Do you want to get the data out for an off node backup or is it for processing in another system ? 

You may get by using:

* TTL to expire data via compaction
* snapshots for backups


Aaron Morton
Freelance Developer

On 3/01/2012, at 11:00 AM, Alexandru Sicoe wrote:

Hi everyone and Happy New Year!

I need advice for organizing data flow outside of my 3 node Cassandra 0.8.6 cluster. I am configuring my keyspace to use the NetworkTopologyStrategy. I have 2 data centers each with a replication factor 1 (i.e. DC1:1; DC2:1) the configuration of the PropertyFileSnitch is:
I assign tokens like this:
                        node1 = 0
                        node2 = 1
                        node3 = 85070591730234615865843651857942052864

My write consistency level is ANY.

My data sources are only inserting data in node1 & node3. Essentially what happens is that a replica of every input value will end up on node2. Node 2 thus has a copy of the entire data written to the cluster. When Node2 starts getting full, I want to have a script which pulls it off-line and does a sequence of operations (compaction/snapshotting/exporting/truncating the CFs) in order to back up the data in a remote place and to free it up so that it can take more data. When it comes back on-line it will take hints from the other 2 nodes.
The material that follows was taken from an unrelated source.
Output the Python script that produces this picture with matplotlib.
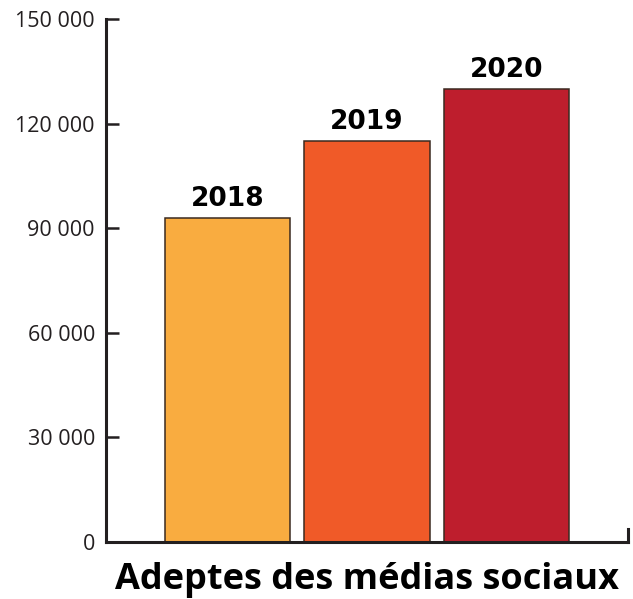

This is how I plan on shipping data out of my cluster without any downtime or any major performance penalty. The problem is when I want to also truncate the CFs in node1 & node3 to also free them up of data. I don't know whether I can do this without any downtime or without any serious performance penalties. Is anyone using truncate to free up CFs of data? How efficient is this?

Any observations or suggestions are much appreciated!